Each line from the start of the records below through the line that contains "from bokeh.resources import INLINE" should be printed exactly. Pictures are omitted.

--- Begin ---

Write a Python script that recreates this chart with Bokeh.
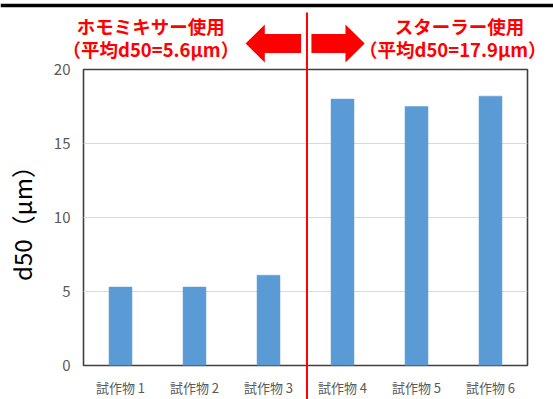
from bokeh.plotting import figure
from bokeh.models import FactorRange, Range1d, ColumnDataSource, FixedTicker
from bokeh.core.properties import value
from bokeh.embed import file_html
from bokeh.resources import INLINE

# ---- data ----
categories = ["試作物 1", "試作物 2", "試作物 3", "試作物 4", "試作物 5", "試作物 6"]
d50 = [5.3, 5.3, 6.1, 18.0, 17.5, 18.2]
group_names = ["ホモミキサー使用", "スターラー使用"]
group_sizes = [3, 3]
y_ticks = [0, 5, 10, 15, 20]

JP = "Noto Sans CJK JP"
W, H = 553, 399
FL, FR, FT, FB = 83, 26, 69, 34      # frame borders (px)
Y_MAX = 20

p = figure(width=W, height=H, output_backend="svg", toolbar_location=None,
           x_range=FactorRange(factors=categories), y_range=Range1d(0, Y_MAX),
           min_border_left=FL, min_border_right=FR, min_border_top=FT,
           min_border_bottom=FB, background_fill_color="white",
           border_fill_color="white")

src = ColumnDataSource(dict(x=categories, top=d50))
p.vbar(x="x", top="top", width=0.31, source=src, fill_color="#5b9bd5",
       line_color="#5b9bd5", line_width=0.5)

p.yaxis.ticker = FixedTicker(ticks=y_ticks)
p.yaxis.axis_label = "d50（μm）"
p.yaxis.axis_label_text_font = JP
p.yaxis.axis_label_text_font_size = "24px"
p.yaxis.axis_label_text_font_style = "normal"
p.yaxis.axis_label_text_color = "#000000"
p.yaxis.axis_label_standoff = 12
p.yaxis.major_label_text_font = JP
p.yaxis.major_label_text_font_size = "15px"
p.yaxis.major_label_text_color = "#595959"
p.yaxis.major_label_standoff = 13
p.xaxis.major_label_text_font = JP
p.xaxis.major_label_text_font_size = "13px"
p.xaxis.major_label_text_color = "#595959"
p.xaxis.major_label_standoff = 12
for ax in (p.xaxis, p.yaxis):
    ax.axis_line_color = None
    ax.major_tick_line_color = None
    ax.minor_tick_line_color = None
    ax.major_tick_out = 0
    ax.major_tick_in = 0
    ax.minor_tick_out = 0

p.xgrid.grid_line_color = None
p.ygrid.grid_line_color = "#d9d9d9"
p.ygrid.grid_line_width = 1
p.outline_line_color = "#404040"
p.outline_line_width = 1.6

# ---- transparent overlay in the same data coordinates, covering the whole page ----
xu = (W - FL - FR) / len(categories)      # px per category
yu = (H - FT - FB) / Y_MAX                # px per unit
ov = figure(width=W, height=H, output_backend="svg", toolbar_location=None,
            x_range=Range1d(-FL / xu, (W - FL) / xu),
            y_range=Range1d(-FB / yu, (H - FB) / yu),
            x_axis_type=None, y_axis_type=None,
            min_border=0, min_border_left=0, min_border_right=0,
            min_border_top=0, min_border_bottom=0,
            background_fill_alpha=0, border_fill_alpha=0,
            outline_line_color=None,
            styles={"position": "absolute", "left": "0px", "top": "0px"})

split = group_sizes[0]
y_top = (H - FB) / yu
# top black rule
ov.segment(x0=[-FL / xu], y0=[y_top - 5 / yu], x1=[(W - FL) / xu], y1=[y_top - 5 / yu],
           line_color="black", line_width=3.5)
# red divider
ov.segment(x0=[split + 0.02], y0=[-FB / yu], x1=[split + 0.02], y1=[y_top - 12 / yu],
           line_color="#ff0000", line_width=2)

yc, hh, sh = y_top - 43 / yu, 19 / yu, 9.5 / yu
lx_tip, lx_base, lx_end = split - 0.81, split - 0.55, split - 0.06
rx_tip, rx_base, rx_start = split + 0.80, split + 0.54, split + 0.08
ov.patches(xs=[[lx_tip, lx_base, lx_base, lx_end, lx_end, lx_base, lx_base],
               [rx_tip, rx_base, rx_base, rx_start, rx_start, rx_base, rx_base]],
           ys=[[yc, yc + hh, yc + sh, yc + sh, yc - sh, yc - sh, yc - hh]] * 2,
           fill_color="#ff0000", line_color=None)

means = [sum(d50[:split]) / split, sum(d50[split:]) / group_sizes[1]]
text_x1 = [0.91, 5.08]
text_x2 = [0.91, 4.99]
lines1 = group_names
lines2 = [f"（平均d50={m:.1f}μm）" for m in means]
ov.text(x=text_x1 + text_x2, y=[y_top - 25 / yu] * 2 + [y_top - 48 / yu] * 2,
        text=lines1 + lines2, text_align="center", text_baseline="middle",
        text_font=value(JP), text_font_size="18.5px", text_font_style="bold",
        text_color="#ff0000")

open("out.html", "w").write(file_html([p, ov], INLINE))
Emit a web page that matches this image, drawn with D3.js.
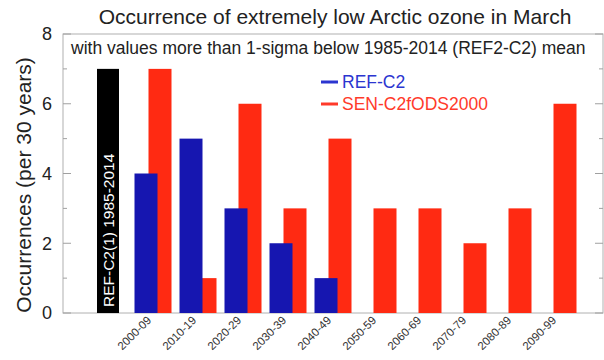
<!DOCTYPE html>
<html><head><meta charset="utf-8">
<script src="https://cdn.jsdelivr.net/npm/d3@7"></script>
<style>body{margin:0;background:#fff;} svg{display:block;font-family:"Liberation Sans",Arial,sans-serif;}</style>
</head><body>
<svg id="c" width="604" height="360"></svg>
<script>
const categories = ["2000-09","2010-19","2020-29","2030-39","2040-49","2050-59","2060-69","2070-79","2080-89","2090-99"];
const refValue = 7;
const refLabel = "REF-C2(1) 1985-2014";
const refC2 = [4,5,3,2,1,0,0,0,0,0];
const senC2 = [7,1,6,3,5,3,3,2,3,6];
const yTicks = [0,2,4,6,8];
const minorTicks = [1,3,5,7];

const svg = d3.select("#c");
const L = 63, R = 603, T = 34, B = 313;
const x = d3.scaleLinear().domain([0,12]).range([L,R]);
const y = d3.scaleLinear().domain([0,8]).range([B,T]);
const bw = 23, off = 7;
const blue = "#1616b0", red = "#ff2a12";

// frame
svg.append("rect").attr("x",L).attr("y",T).attr("width",R-L).attr("height",B-T)
  .attr("fill","none").attr("stroke","#b0b0b0").attr("stroke-width",1);

// ticks
const tg = svg.append("g").attr("stroke","#a0a0a0");
yTicks.forEach(v=>{
  tg.append("line").attr("x1",L).attr("x2",L+8).attr("y1",y(v)).attr("y2",y(v));
  tg.append("line").attr("x1",R-8).attr("x2",R).attr("y1",y(v)).attr("y2",y(v));
});
minorTicks.forEach(v=>{
  tg.append("line").attr("x1",L).attr("x2",L+4).attr("y1",y(v)).attr("y2",y(v));
  tg.append("line").attr("x1",R-4).attr("x2",R).attr("y1",y(v)).attr("y2",y(v));
});
svg.append("g").selectAll("text").data(yTicks).join("text")
  .attr("x",L-11).attr("y",d=>y(d)).attr("dy","0.36em").attr("text-anchor","end")
  .attr("font-size",18).attr("fill","#222").text(d=>d);

// reference bar
svg.append("rect").attr("x",x(1)-11).attr("width",22).attr("y",y(refValue)).attr("height",y(0)-y(refValue)).attr("fill","#000");
svg.append("text").attr("transform",`translate(${x(1)+5.5},${y(0)-6}) rotate(-90)`)
  .attr("font-size",15.5).attr("fill","#fff").text(refLabel);

// red bars (behind)
svg.append("g").selectAll("rect").data(senC2).join("rect")
  .attr("x",(d,i)=>x(i+2)+off-bw/2).attr("width",bw)
  .attr("y",d=>y(d)).attr("height",d=>y(0)-y(d)).attr("fill",red);
// blue bars
svg.append("g").selectAll("rect").data(refC2.filter(d=>d>0)).join("rect")
  .attr("x",(d,i)=>x(i+2)-off-bw/2).attr("width",bw)
  .attr("y",d=>y(d)).attr("height",d=>y(0)-y(d)).attr("fill",blue);

// x labels
svg.append("g").selectAll("text").data(categories).join("text")
  .attr("transform",(d,i)=>`translate(${x(i+2)-1},${B+8}) rotate(-45)`)
  .attr("text-anchor","end").attr("font-size",11.5).attr("fill","#333").text(d=>d);

// y label
svg.append("text").attr("transform",`translate(31,185) rotate(-90)`)
  .attr("text-anchor","middle").attr("font-size",21).attr("fill","#222").text("Occurrences (per 30 years)");

// title
svg.append("text").attr("x",335).attr("y",24).attr("text-anchor","middle")
  .attr("font-size",21).attr("fill","#222").text("Occurrence of extremely low Arctic ozone in March");
svg.append("text").attr("x",71).attr("y",54)
  .attr("font-size",17.5).attr("fill","#222").text("with values more than 1-sigma below 1985-2014 (REF2-C2) mean");

// legend
const leg = [{n:"REF-C2",c:"#2b35d0"},{n:"SEN-C2fODS2000",c:"#ff3a2a"}];
leg.forEach((d,i)=>{
  svg.append("line").attr("x1",321).attr("x2",338).attr("y1",82+i*22).attr("y2",82+i*22)
    .attr("stroke",d.c).attr("stroke-width",3);
  svg.append("text").attr("x",342).attr("y",82+i*22).attr("dy","0.36em")
    .attr("font-size",17.5).attr("fill",d.c).text(d.n);
});
</script>
</body></html>
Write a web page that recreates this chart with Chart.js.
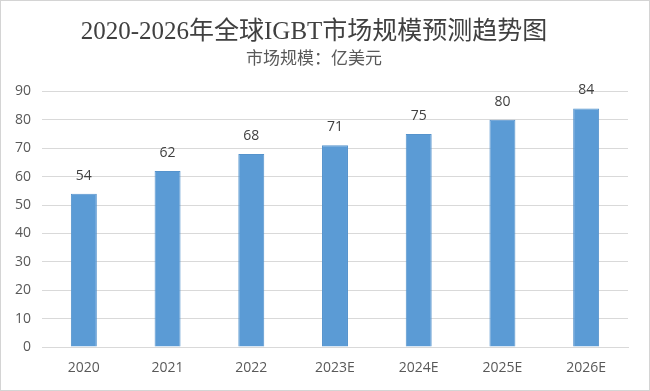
<!DOCTYPE html>
<html>
<head>
<meta charset="utf-8">
<script src="https://cdn.jsdelivr.net/npm/chart.js@4/dist/chart.umd.min.js"></script>
<style>
  html, body { margin: 0; padding: 0; background: #fff; }
  #wrap { width: 650px; height: 391px; }
</style>
</head>
<body>
<div id="wrap"><canvas id="c" width="650" height="391"></canvas></div>
<script>
const years = ["2020", "2021", "2022", "2023E", "2024E", "2025E", "2026E"];
const marketSize = [54, 62, 68, 71, 75, 80, 84];
const titleText = "2020-2026年全球IGBT市场规模预测趋势图";
const subtitleText = "市场规模：亿美元";

// border around the whole picture, like the source image
const frame = {
  id: "frame",
  beforeDraw(chart) {
    const ctx = chart.ctx;
    ctx.save();
    ctx.fillStyle = "#fff";
    ctx.fillRect(0, 0, chart.width, chart.height);
    ctx.strokeStyle = "#d4d4d4";
    ctx.lineWidth = 1;
    ctx.strokeRect(0.5, 0.5, chart.width - 1, chart.height - 1);
    ctx.restore();
  }
};

// value labels above each bar
const valueLabels = {
  id: "valueLabels",
  afterDatasetsDraw(chart) {
    const ctx = chart.ctx;
    const meta = chart.getDatasetMeta(0);
    ctx.save();
    ctx.font = "14px 'Open Sans', sans-serif";
    ctx.fillStyle = "#404040";
    ctx.textAlign = "center";
    ctx.textBaseline = "middle";
    meta.data.forEach((bar, i) => {
      ctx.fillText(marketSize[i], bar.x, bar.y - 18);
    });
    ctx.restore();
  }
};

new Chart(document.getElementById("c").getContext("2d"), {
  type: "bar",
  data: {
    labels: years,
    datasets: [{
      data: marketSize,
      backgroundColor: "#5b9bd5",
      borderColor: "#5593cc",
      borderWidth: 1,
      barPercentage: 0.31,
      categoryPercentage: 1
    }]
  },
  options: {
    responsive: false,
    animation: false,
    layout: { padding: { left: 0, right: 22, top: 0, bottom: 0 } },
    plugins: {
      legend: { display: false },
      tooltip: { enabled: false },
      title: {
        display: true,
        text: titleText,
        color: "#404040",
        font: { family: "'Liberation Serif', 'Noto Sans CJK SC', serif", size: 25, weight: "normal" },
        padding: { top: 17, bottom: 0 }
      },
      subtitle: {
        display: true,
        text: subtitleText,
        color: "#595959",
        font: { family: "'Noto Sans CJK SC', sans-serif", size: 17, weight: "normal" },
        padding: { top: 0, bottom: 24 }
      }
    },
    scales: {
      x: {
        grid: { display: false, drawTicks: false },
        border: { display: true, color: "#d9d9d9", width: 1 },
        ticks: {
          color: "#595959",
          font: { family: "'Open Sans', sans-serif", size: 14 },
          padding: 13
        },
        afterFit(scale) { scale.height = 44; }
      },
      y: {
        min: 0,
        max: 90,
        ticks: {
          stepSize: 10,
          color: "#595959",
          font: { family: "'Open Sans', sans-serif", size: 14 },
          padding: 11
        },
        grid: { color: "#d9d9d9", drawTicks: false },
        border: { display: false },
        afterFit(scale) { scale.width = 42; }
      }
    }
  },
  plugins: [frame, valueLabels]
});
</script>
</body>
</html>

--- End ---

→ Problem solution
Write a Python script that recreates this chart with Bokeh.
from bokeh.plotting import figure
from bokeh.models import FactorRange, Range1d, ColumnDataSource, FixedTicker
from bokeh.core.properties import value
from bokeh.embed import file_html
from bokeh.resources import INLINE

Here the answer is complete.